At trial, MRO alleged that SDS breached the Development Agreement by not timely completing the Project and breached the Management Agreement by failing to provide competent services. The district court rejected those counterclaims on the merits, rulings that MRO does not appeal. Based upon the trial evidence that SDS paid vendors less than the total amount MRO paid SDS, minus the Development Fee, MRO expanded its counterclaim to include a demand for a “refund” of its overpayments. MRO cross-appeals the district court’s denial of that claim.


SDS presented evidence that MRO got the full benefit of its bargain. MRO did not refute that evidence.
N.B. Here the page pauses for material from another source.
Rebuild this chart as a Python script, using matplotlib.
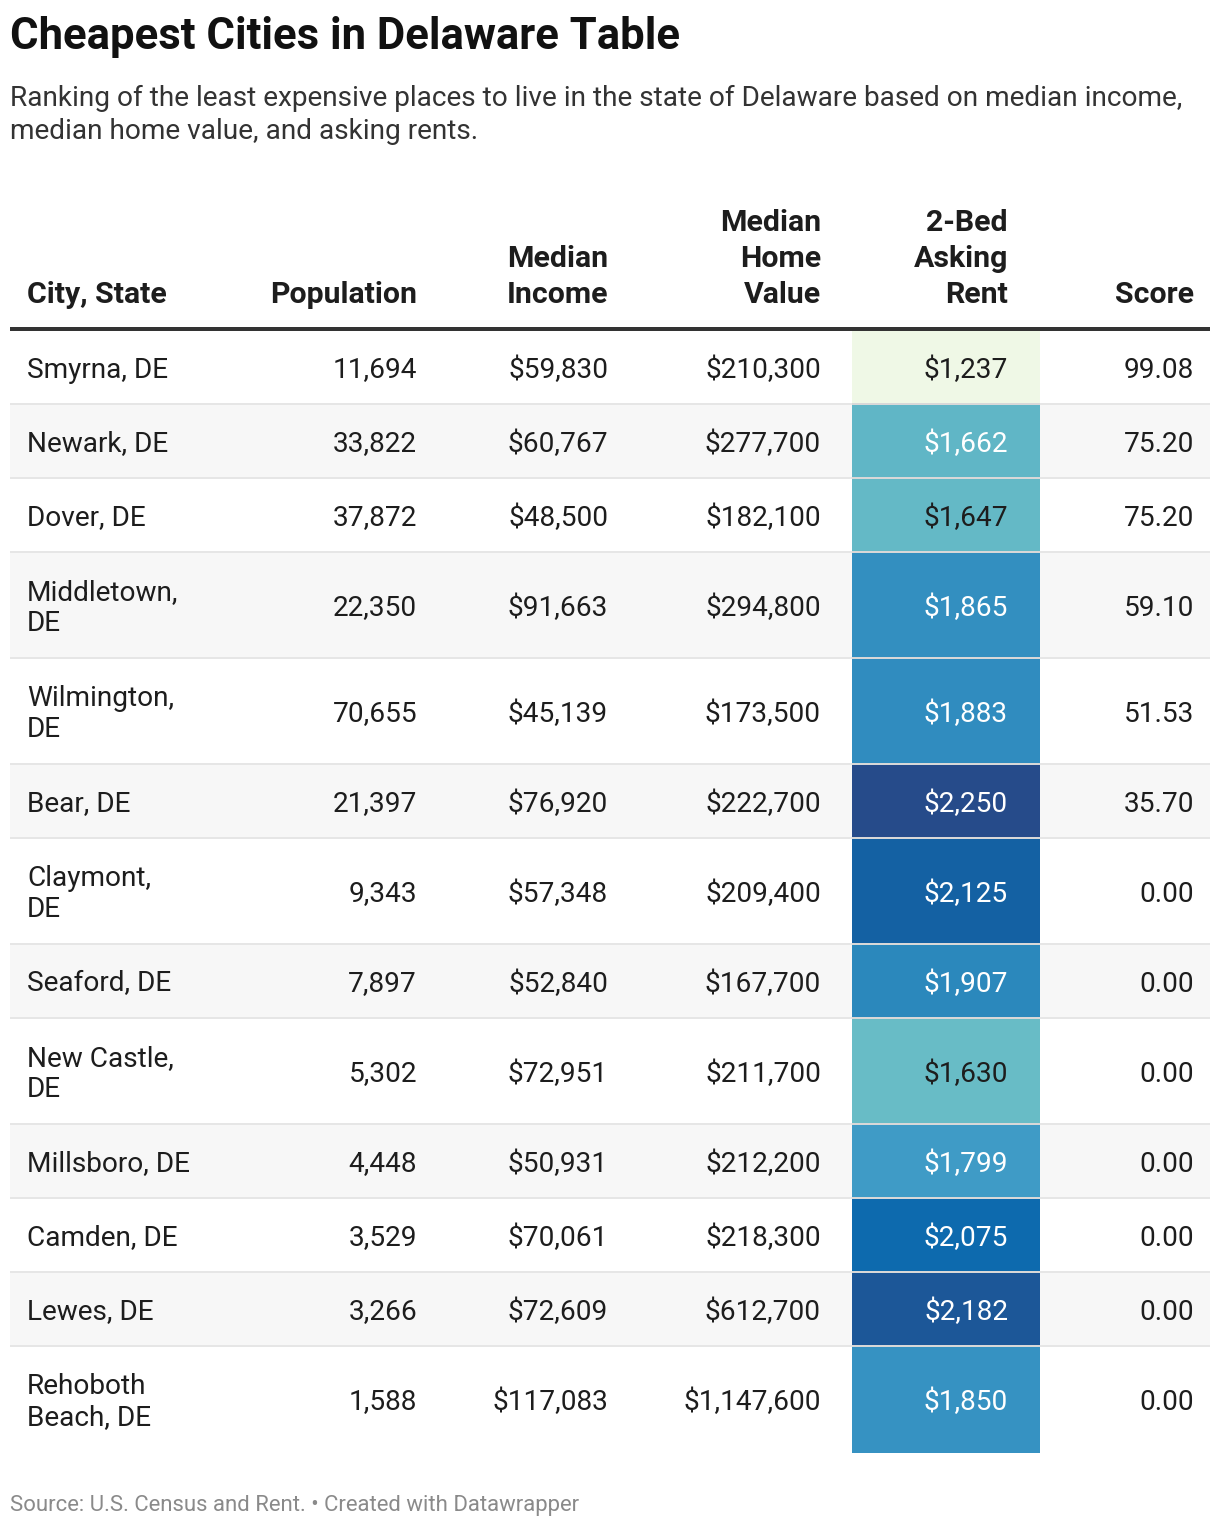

We agree with the district court that “the Parties’ conflicting exhibits . . . are too confusing, and the testimony regarding them, too inconclusive to allow the Court to provide a precise accounting.” In these circumstances, MRO may not rely on the inadequate proof that was insufficient to prove SDS’s claim to justify a belated refund claim that MRO did not itself affirmatively establish.


The judgment of the district court is affirmed.



The HONORABLE FRANKLIN L. NOEL, United States Magistrate Judge for the District of Minnesota, presiding with the consent of the parties pursuant to 28 U.S.C. ? 636(c)


At trial, MRO’s Peterson testified that MRO sent SDS regular progress payments without requiring SDS to prove vendors had been paid. The court noted that this practice undermined MRO’s argument that SDS payment to the vendor was a condition precedent to reimbursement:

THE COURT: Let me interrupt for a second. I’m confused. You say you didn’t get monthly invoices from Same Day for direct reimbursement pursuant to Section 2.3?

THE WITNESS: I got some, but I did not get all of them.

THE COURT: Well, how did it come that you paid them money?

* * * * * *

THE WITNESS: I was paying in good-faith, assuming that the expenses existed.